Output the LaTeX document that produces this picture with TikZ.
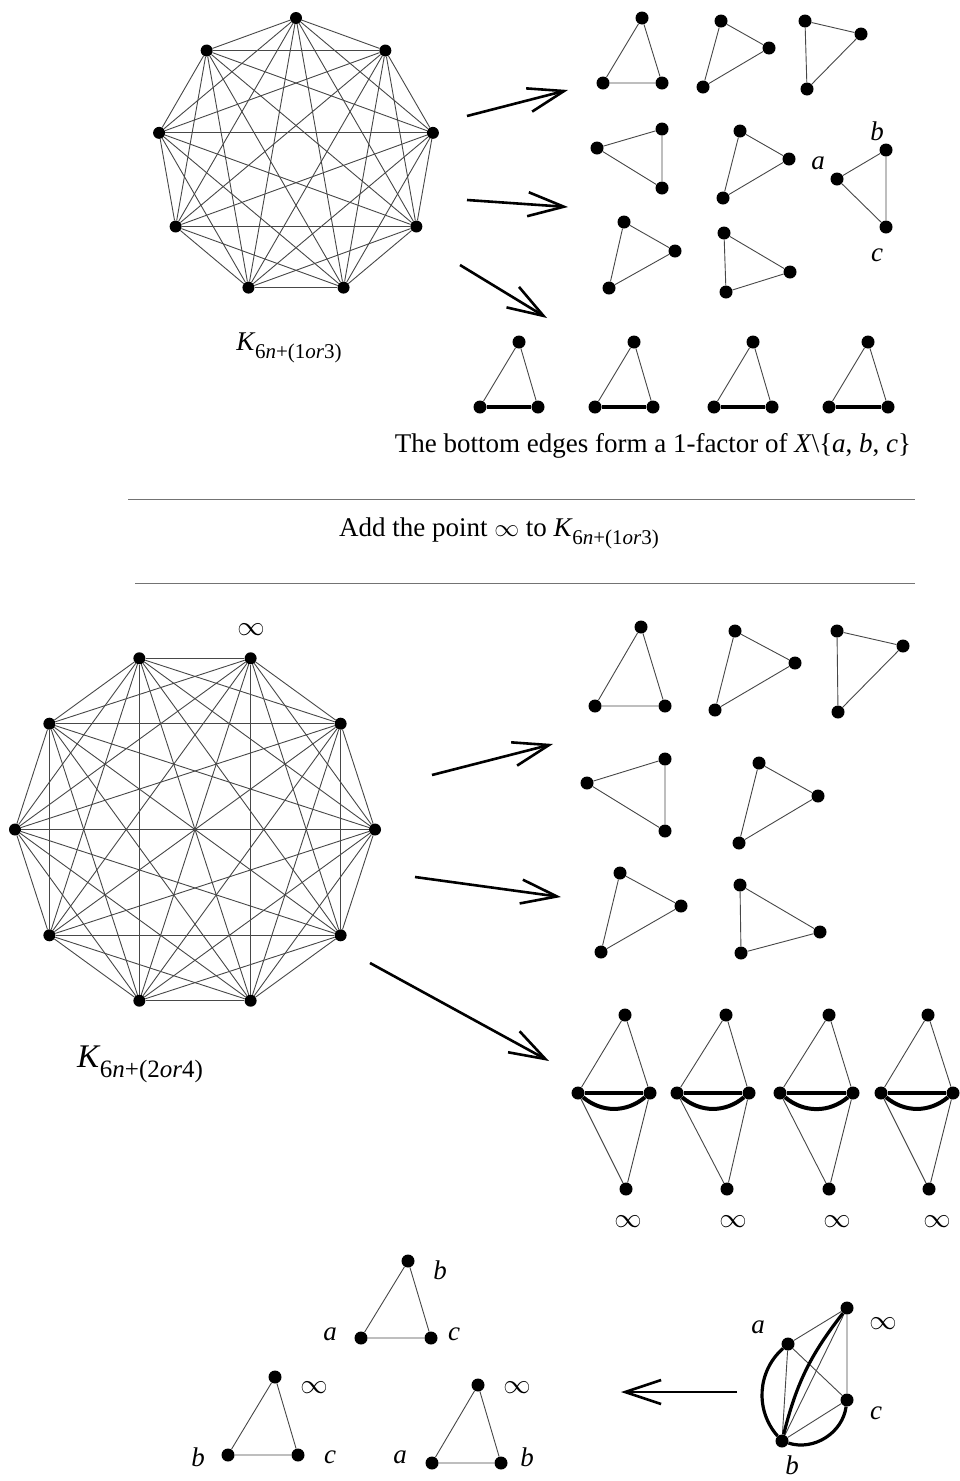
\documentclass[tikz,border=0pt]{standalone}
\usepackage{fontspec}
\setmainfont{Liberation Serif}
\usetikzlibrary{arrows.meta}

% K with a subscripted order, e.g. K_{6n+(1 or 3)}
\newcommand{\Kname}[2]{\textit{K}\kern-0.5pt\raisebox{-0.3em}{\fontsize{#2}{#2}\selectfont 6\textit{n}+(#1)}}
% the point at infinity, a little larger than the largest math size
\newcommand{\pinf}{\scalebox{1.1}{$\infty$}}

\tikzset{
  v/.style={circle,fill=black,inner sep=0pt,minimum size=13pt},
  edge/.style={draw=black!72,line width=0.9pt},
  bold/.style={draw=black,line width=4pt},
  rule/.style={draw=black!55,line width=0.9pt},
  bigarrow/.style={draw=black,line width=2.6pt,-{Straight Barb[length=36pt,width=24pt]}},
  lbl/.style={inner sep=0pt,font=\fontsize{27}{32}\selectfont},
  inf/.style={inner sep=0pt,font=\fontsize{25}{30}\selectfont},
}

% triangle: name, three vertex positions
\newcommand{\trio}[4]{%
  \node[v] (#1a) at (#2) {};
  \node[v] (#1b) at (#3) {};
  \node[v] (#1c) at (#4) {};
  \draw[edge] (#1a) -- (#1b) -- (#1c) -- (#1a);}

% triangle whose base edge b--c is bold
\newcommand{\basetrio}[4]{%
  \trio{#1}{#2}{#3}{#4}
  \draw[bold] (#1b) -- (#1c);}

% two triangles on a common bold edge, the double edge bent below
\newcommand{\diam}[6]{%
  \node[v] (#1t) at (#2) {};
  \node[v] (#1l) at (#3) {};
  \node[v] (#1r) at (#4) {};
  \node[v] (#1d) at (#5) {};
  \draw[edge] (#1l) -- (#1t) -- (#1r) -- (#1d) -- (#1l);
  \draw[bold] (#1l) -- (#1r);
  \draw[bold] (#1l) to[bend right=40] (#1r);
  \node[inf] (#1inf) at (#6) {\pinf};}

\begin{document}
\begin{tikzpicture}[x=1pt,y=-1pt]
\useasboundingbox (0,0) rectangle (960,1481);

% ---------- complete graph on 9 points ----------
\foreach \i in {1,...,9}
  \node[v,minimum size=12pt] (k\i) at ({296+139*cos(90+40*(\i-1))},{157-139*sin(90+40*(\i-1))}) {};
\foreach \i in {1,...,9}{
  \foreach \j in {1,...,9}{
    \ifnum\i<\j \draw[edge] (k\i) -- (k\j);\fi
  }}
\node[lbl] (k9lab) at (289,348) {\Kname{1\textit{or}3}{21}};

% arrows to the decomposition
\coordinate (a1s) at (467,116); \coordinate (a1e) at (568,90);
\coordinate (a2s) at (467,200); \coordinate (a2e) at (568,207);
\coordinate (a3s) at (460,265); \coordinate (a3e) at (547,318);
\draw[bigarrow] (a1s) -- (a1e);
\draw[bigarrow] (a2s) -- (a2e);
\draw[bigarrow] (a3s) -- (a3e);

% triangles of the decomposition
\trio{t1}{642,18}{603,83}{662,83}
\trio{t2}{721,21}{769,48}{703,87}
\trio{t3}{805,21}{861,34}{807,89}
\trio{t4}{662,129}{597,148}{662,188}
\trio{t5}{740,131}{789,159}{723,198}
\trio{t6}{837,179}{886,150}{886,227}
\node[lbl] (t6alab) at (818,163) {\textit{a}};
\node[lbl] (t6blab) at (877,131) {\textit{b}};
\node[lbl] (t6clab) at (877,255) {\textit{c}};
\trio{t7}{624,222}{675,251}{609,288}
\trio{t8}{724,233}{790,272}{726,292}

\basetrio{s1}{519,342}{480,407}{538,407}
\basetrio{s2}{634,342}{595,407}{653,407}
\basetrio{s3}{753,342}{714,407}{772,407}
\basetrio{s4}{868,342}{829,407}{888,407}
\node[lbl] (factor) at (653,446) {The bottom edges form a 1-factor of \textit{X}\textbackslash\{\textit{a}, \textit{b}, \textit{c}\}};

% ---------- separator ----------
\coordinate (r1l) at (128,499); \coordinate (r1r) at (915,499);
\draw[rule] (r1l) -- (r1r);
\node[lbl] (addinf) at (499,533) {Add the point $\infty$ to \Kname{1\textit{or}3}{21}};
\coordinate (r2l) at (135,583); \coordinate (r2r) at (915,583);
\draw[rule] (r2l) -- (r2r);

% ---------- complete graph on 10 points ----------
\foreach \i in {0,...,9}
  \node[v,minimum size=12pt] (m\i) at ({195+180*cos(36*\i)},{829.5-180*sin(36*\i)}) {};
\foreach \i in {0,...,9}{
  \foreach \j in {0,...,9}{
    \ifnum\i<\j \draw[edge] (m\i) -- (m\j);\fi
  }}
\node[inf] (inftop) at (251,630) {\pinf};
\node[lbl,font=\fontsize{33}{38}\selectfont] (k10lab) at (140,1064) {\Kname{2\textit{or}4}{25}};

\coordinate (b1s) at (432,775); \coordinate (b1e) at (553,744);
\coordinate (b2s) at (415,877); \coordinate (b2e) at (561,897);
\coordinate (b3s) at (370,963); \coordinate (b3e) at (549,1061);
\draw[bigarrow] (b1s) -- (b1e);
\draw[bigarrow] (b2s) -- (b2e);
\draw[bigarrow] (b3s) -- (b3e);

\trio{u1}{641,627}{595,706}{665,706}
\trio{u2}{735,631}{795,663}{715,710}
\trio{u3}{837,631}{903,646}{838,712}
\trio{u4}{665,759}{587,783}{665,831}
\trio{u5}{759,763}{818,796}{739,843}
\trio{u6}{620,873}{681,906}{601,952}
\trio{u7}{740,885}{820,932}{741,953}

\diam{d1}{625,1015}{578,1093}{650,1093}{626,1189}{628,1222}
\diam{d2}{726,1015}{677,1093}{749,1093}{727,1189}{733,1222}
\diam{d3}{829,1015}{780,1093}{853,1093}{829,1189}{837,1222}
\diam{d4}{928,1015}{881,1093}{953,1093}{929,1189}{937,1222}

% ---------- splitting a, b, c, infinity ----------
\node[v] (qi) at (847,1308) {};
\node[v] (qa) at (788,1344) {};
\node[v] (qc) at (847,1400) {};
\node[v] (qb) at (782,1441) {};
\draw[edge] (qa) -- (qi) -- (qc) -- (qb) -- (qa) -- (qc);
\draw[edge] (qb) -- (qi);
\draw[bold,line width=3.2pt] (qa) to[bend right=45] (qb);
\draw[bold,line width=3.2pt] (qb) to[bend left=12] (qi);
\draw[bold,line width=3.2pt] (qb) to[bend right=50] (qc);
\node[lbl] (qalab) at (758,1327) {\textit{a}};
\node[inf] (qilab) at (883,1324) {\pinf};
\node[lbl] (qclab) at (876,1413) {\textit{c}};
\node[lbl] (qblab) at (792,1465) {\textit{b}};

\coordinate (c1s) at (737,1392); \coordinate (c1e) at (621,1392);
\draw[bigarrow] (c1s) -- (c1e);

\trio{w1}{408,1261}{361,1338}{431,1338}
\node[lbl] (w1blab) at (440,1270) {\textit{b}};
\node[lbl] (w1alab) at (330,1334) {\textit{a}};
\node[lbl] (w1clab) at (454,1334) {\textit{c}};

\trio{w2}{275,1377}{228,1455}{298,1455}
\node[inf] (w2ilab) at (314,1388) {\pinf};
\node[lbl] (w2blab) at (198,1457) {\textit{b}};
\node[lbl] (w2clab) at (330,1457) {\textit{c}};

\trio{w3}{478,1385}{432,1463}{501,1463}
\node[inf] (w3ilab) at (517,1388) {\pinf};
\node[lbl] (w3alab) at (400,1457) {\textit{a}};
\node[lbl] (w3blab) at (527,1457) {\textit{b}};
\end{tikzpicture}
\end{document}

☆ ☆ ☆

▶ _TASK INSTRUCTIONS_
Repeat the data above exactly, but not the pictures.

▶ _SOLUTION FOR THIS EXERCISE_
Output the LaTeX document that produces this picture with TikZ.
\documentclass[tikz,border=0pt]{standalone}
\usepackage{fontspec}
\setmainfont{Liberation Serif}
\usetikzlibrary{arrows.meta}

% K with a subscripted order, e.g. K_{6n+(1 or 3)}
\newcommand{\Kname}[2]{\textit{K}\kern-0.5pt\raisebox{-0.3em}{\fontsize{#2}{#2}\selectfont 6\textit{n}+(#1)}}
% the point at infinity, a little larger than the largest math size
\newcommand{\pinf}{\scalebox{1.1}{$\infty$}}

\tikzset{
  v/.style={circle,fill=black,inner sep=0pt,minimum size=13pt},
  edge/.style={draw=black!72,line width=0.9pt},
  bold/.style={draw=black,line width=4pt},
  rule/.style={draw=black!55,line width=0.9pt},
  bigarrow/.style={draw=black,line width=2.6pt,-{Straight Barb[length=36pt,width=24pt]}},
  lbl/.style={inner sep=0pt,font=\fontsize{27}{32}\selectfont},
  inf/.style={inner sep=0pt,font=\fontsize{25}{30}\selectfont},
}

% triangle: name, three vertex positions
\newcommand{\trio}[4]{%
  \node[v] (#1a) at (#2) {};
  \node[v] (#1b) at (#3) {};
  \node[v] (#1c) at (#4) {};
  \draw[edge] (#1a) -- (#1b) -- (#1c) -- (#1a);}

% triangle whose base edge b--c is bold
\newcommand{\basetrio}[4]{%
  \trio{#1}{#2}{#3}{#4}
  \draw[bold] (#1b) -- (#1c);}

% two triangles on a common bold edge, the double edge bent below
\newcommand{\diam}[6]{%
  \node[v] (#1t) at (#2) {};
  \node[v] (#1l) at (#3) {};
  \node[v] (#1r) at (#4) {};
  \node[v] (#1d) at (#5) {};
  \draw[edge] (#1l) -- (#1t) -- (#1r) -- (#1d) -- (#1l);
  \draw[bold] (#1l) -- (#1r);
  \draw[bold] (#1l) to[bend right=40] (#1r);
  \node[inf] (#1inf) at (#6) {\pinf};}

\begin{document}
\begin{tikzpicture}[x=1pt,y=-1pt]
\useasboundingbox (0,0) rectangle (960,1481);

% ---------- complete graph on 9 points ----------
\foreach \i in {1,...,9}
  \node[v,minimum size=12pt] (k\i) at ({296+139*cos(90+40*(\i-1))},{157-139*sin(90+40*(\i-1))}) {};
\foreach \i in {1,...,9}{
  \foreach \j in {1,...,9}{
    \ifnum\i<\j \draw[edge] (k\i) -- (k\j);\fi
  }}
\node[lbl] (k9lab) at (289,348) {\Kname{1\textit{or}3}{21}};

% arrows to the decomposition
\coordinate (a1s) at (467,116); \coordinate (a1e) at (568,90);
\coordinate (a2s) at (467,200); \coordinate (a2e) at (568,207);
\coordinate (a3s) at (460,265); \coordinate (a3e) at (547,318);
\draw[bigarrow] (a1s) -- (a1e);
\draw[bigarrow] (a2s) -- (a2e);
\draw[bigarrow] (a3s) -- (a3e);

% triangles of the decomposition
\trio{t1}{642,18}{603,83}{662,83}
\trio{t2}{721,21}{769,48}{703,87}
\trio{t3}{805,21}{861,34}{807,89}
\trio{t4}{662,129}{597,148}{662,188}
\trio{t5}{740,131}{789,159}{723,198}
\trio{t6}{837,179}{886,150}{886,227}
\node[lbl] (t6alab) at (818,163) {\textit{a}};
\node[lbl] (t6blab) at (877,131) {\textit{b}};
\node[lbl] (t6clab) at (877,255) {\textit{c}};
\trio{t7}{624,222}{675,251}{609,288}
\trio{t8}{724,233}{790,272}{726,292}

\basetrio{s1}{519,342}{480,407}{538,407}
\basetrio{s2}{634,342}{595,407}{653,407}
\basetrio{s3}{753,342}{714,407}{772,407}
\basetrio{s4}{868,342}{829,407}{888,407}
\node[lbl] (factor) at (653,446) {The bottom edges form a 1-factor of \textit{X}\textbackslash\{\textit{a}, \textit{b}, \textit{c}\}};

% ---------- separator ----------
\coordinate (r1l) at (128,499); \coordinate (r1r) at (915,499);
\draw[rule] (r1l) -- (r1r);
\node[lbl] (addinf) at (499,533) {Add the point $\infty$ to \Kname{1\textit{or}3}{21}};
\coordinate (r2l) at (135,583); \coordinate (r2r) at (915,583);
\draw[rule] (r2l) -- (r2r);

% ---------- complete graph on 10 points ----------
\foreach \i in {0,...,9}
  \node[v,minimum size=12pt] (m\i) at ({195+180*cos(36*\i)},{829.5-180*sin(36*\i)}) {};
\foreach \i in {0,...,9}{
  \foreach \j in {0,...,9}{
    \ifnum\i<\j \draw[edge] (m\i) -- (m\j);\fi
  }}
\node[inf] (inftop) at (251,630) {\pinf};
\node[lbl,font=\fontsize{33}{38}\selectfont] (k10lab) at (140,1064) {\Kname{2\textit{or}4}{25}};

\coordinate (b1s) at (432,775); \coordinate (b1e) at (553,744);
\coordinate (b2s) at (415,877); \coordinate (b2e) at (561,897);
\coordinate (b3s) at (370,963); \coordinate (b3e) at (549,1061);
\draw[bigarrow] (b1s) -- (b1e);
\draw[bigarrow] (b2s) -- (b2e);
\draw[bigarrow] (b3s) -- (b3e);

\trio{u1}{641,627}{595,706}{665,706}
\trio{u2}{735,631}{795,663}{715,710}
\trio{u3}{837,631}{903,646}{838,712}
\trio{u4}{665,759}{587,783}{665,831}
\trio{u5}{759,763}{818,796}{739,843}
\trio{u6}{620,873}{681,906}{601,952}
\trio{u7}{740,885}{820,932}{741,953}

\diam{d1}{625,1015}{578,1093}{650,1093}{626,1189}{628,1222}
\diam{d2}{726,1015}{677,1093}{749,1093}{727,1189}{733,1222}
\diam{d3}{829,1015}{780,1093}{853,1093}{829,1189}{837,1222}
\diam{d4}{928,1015}{881,1093}{953,1093}{929,1189}{937,1222}

% ---------- splitting a, b, c, infinity ----------
\node[v] (qi) at (847,1308) {};
\node[v] (qa) at (788,1344) {};
\node[v] (qc) at (847,1400) {};
\node[v] (qb) at (782,1441) {};
\draw[edge] (qa) -- (qi) -- (qc) -- (qb) -- (qa) -- (qc);
\draw[edge] (qb) -- (qi);
\draw[bold,line width=3.2pt] (qa) to[bend right=45] (qb);
\draw[bold,line width=3.2pt] (qb) to[bend left=12] (qi);
\draw[bold,line width=3.2pt] (qb) to[bend right=50] (qc);
\node[lbl] (qalab) at (758,1327) {\textit{a}};
\node[inf] (qilab) at (883,1324) {\pinf};
\node[lbl] (qclab) at (876,1413) {\textit{c}};
\node[lbl] (qblab) at (792,1465) {\textit{b}};

\coordinate (c1s) at (737,1392); \coordinate (c1e) at (621,1392);
\draw[bigarrow] (c1s) -- (c1e);

\trio{w1}{408,1261}{361,1338}{431,1338}
\node[lbl] (w1blab) at (440,1270) {\textit{b}};
\node[lbl] (w1alab) at (330,1334) {\textit{a}};
\node[lbl] (w1clab) at (454,1334) {\textit{c}};

\trio{w2}{275,1377}{228,1455}{298,1455}
\node[inf] (w2ilab) at (314,1388) {\pinf};
\node[lbl] (w2blab) at (198,1457) {\textit{b}};
\node[lbl] (w2clab) at (330,1457) {\textit{c}};

\trio{w3}{478,1385}{432,1463}{501,1463}
\node[inf] (w3ilab) at (517,1388) {\pinf};
\node[lbl] (w3alab) at (400,1457) {\textit{a}};
\node[lbl] (w3blab) at (527,1457) {\textit{b}};
\end{tikzpicture}
\end{document}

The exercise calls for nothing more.